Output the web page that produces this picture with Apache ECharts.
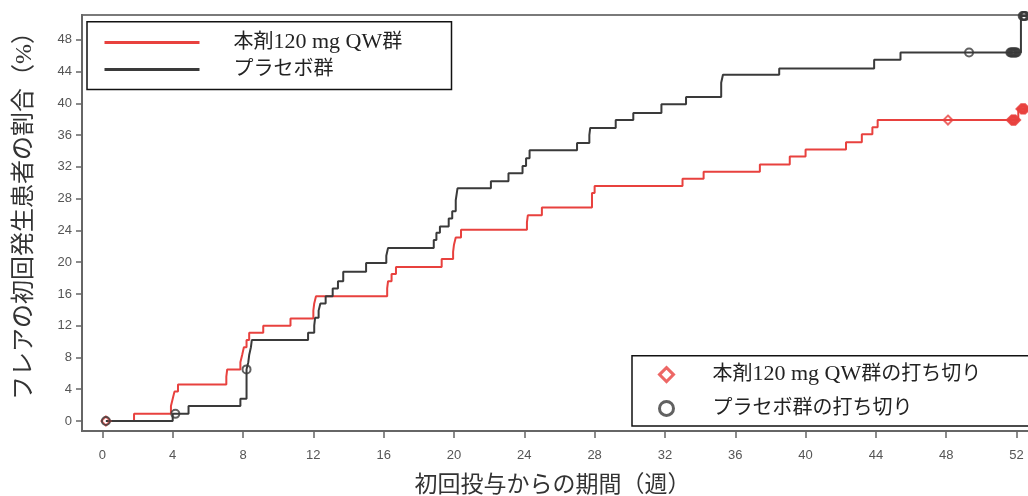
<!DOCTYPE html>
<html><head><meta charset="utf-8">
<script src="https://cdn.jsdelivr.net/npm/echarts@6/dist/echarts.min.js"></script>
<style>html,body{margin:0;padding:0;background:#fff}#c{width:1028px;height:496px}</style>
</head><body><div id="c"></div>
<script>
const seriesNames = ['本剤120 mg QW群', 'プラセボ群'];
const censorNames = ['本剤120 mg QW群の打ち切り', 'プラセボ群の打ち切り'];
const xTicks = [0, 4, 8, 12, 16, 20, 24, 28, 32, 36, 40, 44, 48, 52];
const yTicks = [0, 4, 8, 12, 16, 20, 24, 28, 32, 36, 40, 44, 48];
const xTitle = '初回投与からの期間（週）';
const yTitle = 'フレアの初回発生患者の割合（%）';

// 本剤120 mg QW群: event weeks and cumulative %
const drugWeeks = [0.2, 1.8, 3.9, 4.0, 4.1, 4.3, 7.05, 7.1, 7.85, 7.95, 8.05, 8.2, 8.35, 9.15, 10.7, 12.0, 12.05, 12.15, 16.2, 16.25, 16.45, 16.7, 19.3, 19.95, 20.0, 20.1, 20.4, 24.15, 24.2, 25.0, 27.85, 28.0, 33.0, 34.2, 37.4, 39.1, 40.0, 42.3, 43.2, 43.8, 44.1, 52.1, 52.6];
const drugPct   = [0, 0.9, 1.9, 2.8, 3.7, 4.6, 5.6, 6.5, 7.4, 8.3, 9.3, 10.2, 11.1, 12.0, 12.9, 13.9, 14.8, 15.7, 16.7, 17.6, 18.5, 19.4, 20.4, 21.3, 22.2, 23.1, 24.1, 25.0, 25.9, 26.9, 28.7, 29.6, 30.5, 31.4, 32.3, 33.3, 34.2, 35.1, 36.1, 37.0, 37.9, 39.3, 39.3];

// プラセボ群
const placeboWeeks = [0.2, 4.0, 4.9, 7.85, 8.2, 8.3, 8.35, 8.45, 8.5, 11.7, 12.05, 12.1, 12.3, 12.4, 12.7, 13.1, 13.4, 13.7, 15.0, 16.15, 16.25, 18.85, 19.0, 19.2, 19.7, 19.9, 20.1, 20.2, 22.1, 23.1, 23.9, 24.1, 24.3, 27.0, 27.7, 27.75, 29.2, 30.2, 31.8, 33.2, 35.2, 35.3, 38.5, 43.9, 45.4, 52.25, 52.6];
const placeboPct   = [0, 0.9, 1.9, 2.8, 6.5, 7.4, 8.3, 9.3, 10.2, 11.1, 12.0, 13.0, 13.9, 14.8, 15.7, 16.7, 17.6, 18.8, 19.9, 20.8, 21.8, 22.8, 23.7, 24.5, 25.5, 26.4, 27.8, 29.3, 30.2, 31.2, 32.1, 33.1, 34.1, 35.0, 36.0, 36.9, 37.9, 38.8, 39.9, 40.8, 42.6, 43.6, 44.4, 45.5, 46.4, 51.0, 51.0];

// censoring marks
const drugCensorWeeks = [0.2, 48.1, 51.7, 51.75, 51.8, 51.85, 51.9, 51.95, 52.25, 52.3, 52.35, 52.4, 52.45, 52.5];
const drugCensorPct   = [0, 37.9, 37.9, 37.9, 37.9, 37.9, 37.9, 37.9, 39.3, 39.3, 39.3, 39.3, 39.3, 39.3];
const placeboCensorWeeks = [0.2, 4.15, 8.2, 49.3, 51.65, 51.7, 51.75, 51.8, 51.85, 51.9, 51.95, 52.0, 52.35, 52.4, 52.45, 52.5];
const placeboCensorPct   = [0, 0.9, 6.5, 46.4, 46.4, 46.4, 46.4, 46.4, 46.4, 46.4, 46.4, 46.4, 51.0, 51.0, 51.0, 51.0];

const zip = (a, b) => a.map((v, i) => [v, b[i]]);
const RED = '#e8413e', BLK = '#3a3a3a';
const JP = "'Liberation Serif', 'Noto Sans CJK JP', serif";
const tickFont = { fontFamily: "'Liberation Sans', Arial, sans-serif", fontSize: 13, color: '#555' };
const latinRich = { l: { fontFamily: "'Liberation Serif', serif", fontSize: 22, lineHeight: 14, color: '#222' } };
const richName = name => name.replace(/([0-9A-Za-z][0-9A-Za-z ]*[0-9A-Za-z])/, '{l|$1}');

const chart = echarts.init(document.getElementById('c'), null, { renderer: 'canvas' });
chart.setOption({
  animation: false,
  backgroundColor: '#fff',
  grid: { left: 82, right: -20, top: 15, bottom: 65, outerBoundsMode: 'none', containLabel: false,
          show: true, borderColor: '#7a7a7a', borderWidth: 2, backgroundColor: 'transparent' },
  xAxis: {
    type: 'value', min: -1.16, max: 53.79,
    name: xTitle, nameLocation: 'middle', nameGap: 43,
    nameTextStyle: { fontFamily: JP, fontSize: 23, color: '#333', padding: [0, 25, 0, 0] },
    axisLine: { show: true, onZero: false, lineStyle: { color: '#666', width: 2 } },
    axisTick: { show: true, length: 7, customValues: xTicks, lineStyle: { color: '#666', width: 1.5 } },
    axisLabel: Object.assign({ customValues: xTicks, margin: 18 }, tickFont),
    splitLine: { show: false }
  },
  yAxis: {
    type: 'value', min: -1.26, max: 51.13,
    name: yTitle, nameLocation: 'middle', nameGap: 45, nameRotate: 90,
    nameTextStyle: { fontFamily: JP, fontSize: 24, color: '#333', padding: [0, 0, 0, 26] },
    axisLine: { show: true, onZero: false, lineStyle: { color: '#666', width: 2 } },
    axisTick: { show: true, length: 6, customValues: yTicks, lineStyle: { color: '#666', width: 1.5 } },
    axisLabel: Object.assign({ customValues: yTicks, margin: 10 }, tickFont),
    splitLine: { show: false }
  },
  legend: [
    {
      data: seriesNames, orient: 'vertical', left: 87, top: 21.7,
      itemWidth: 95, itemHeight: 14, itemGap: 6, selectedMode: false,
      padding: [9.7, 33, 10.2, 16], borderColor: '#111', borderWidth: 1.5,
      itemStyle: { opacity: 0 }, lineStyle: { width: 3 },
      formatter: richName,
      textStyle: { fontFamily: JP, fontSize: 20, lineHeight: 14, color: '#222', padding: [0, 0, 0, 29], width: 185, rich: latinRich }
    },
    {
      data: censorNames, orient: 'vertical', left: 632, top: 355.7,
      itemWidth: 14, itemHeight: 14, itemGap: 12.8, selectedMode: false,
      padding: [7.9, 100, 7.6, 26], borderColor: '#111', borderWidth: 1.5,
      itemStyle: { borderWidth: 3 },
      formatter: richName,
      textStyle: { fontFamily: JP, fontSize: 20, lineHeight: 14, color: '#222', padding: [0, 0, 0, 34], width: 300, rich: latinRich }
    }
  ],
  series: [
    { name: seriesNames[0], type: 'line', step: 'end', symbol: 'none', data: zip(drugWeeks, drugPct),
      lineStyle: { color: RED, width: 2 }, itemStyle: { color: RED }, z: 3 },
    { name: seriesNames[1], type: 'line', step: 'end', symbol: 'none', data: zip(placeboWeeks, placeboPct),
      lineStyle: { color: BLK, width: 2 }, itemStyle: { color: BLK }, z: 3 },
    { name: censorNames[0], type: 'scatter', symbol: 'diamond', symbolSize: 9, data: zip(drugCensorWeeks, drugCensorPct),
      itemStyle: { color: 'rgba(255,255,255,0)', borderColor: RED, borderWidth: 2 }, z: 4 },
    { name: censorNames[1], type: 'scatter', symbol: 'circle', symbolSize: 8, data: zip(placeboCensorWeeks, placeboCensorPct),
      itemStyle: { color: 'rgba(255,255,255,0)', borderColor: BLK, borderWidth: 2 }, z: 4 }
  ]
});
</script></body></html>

◇ ◇ ◇

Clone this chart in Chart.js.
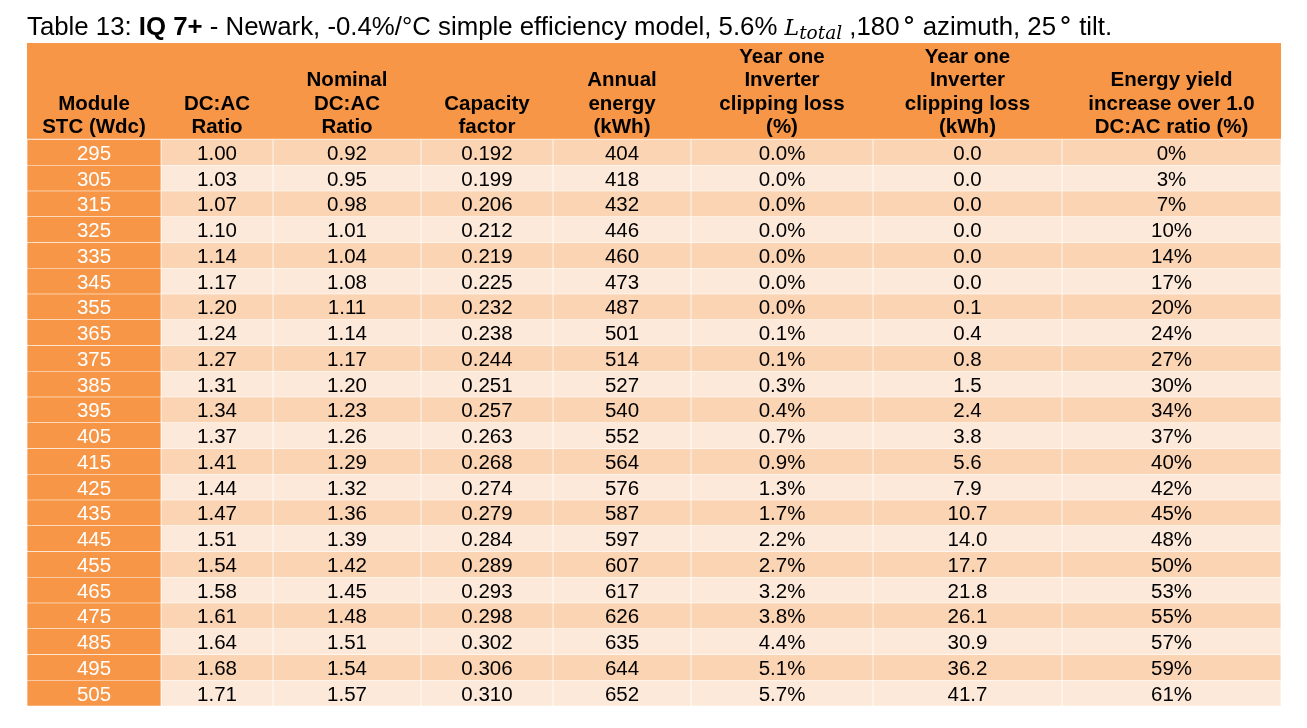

◇ ◇ ◇

- **Given instruction**:
Reproduce the data above exactly, but only the lines from the one showing "Output the web" through the one showing "const yTitle = 'フレアの初回発生患者の割合（%）';", with both ends kept and the pictures left out.

- **Task result**:
Output the web page that produces this picture with Apache ECharts.
<!DOCTYPE html>
<html><head><meta charset="utf-8">
<script src="https://cdn.jsdelivr.net/npm/echarts@6/dist/echarts.min.js"></script>
<style>html,body{margin:0;padding:0;background:#fff}#c{width:1028px;height:496px}</style>
</head><body><div id="c"></div>
<script>
const seriesNames = ['本剤120 mg QW群', 'プラセボ群'];
const censorNames = ['本剤120 mg QW群の打ち切り', 'プラセボ群の打ち切り'];
const xTicks = [0, 4, 8, 12, 16, 20, 24, 28, 32, 36, 40, 44, 48, 52];
const yTicks = [0, 4, 8, 12, 16, 20, 24, 28, 32, 36, 40, 44, 48];
const xTitle = '初回投与からの期間（週）';
const yTitle = 'フレアの初回発生患者の割合（%）';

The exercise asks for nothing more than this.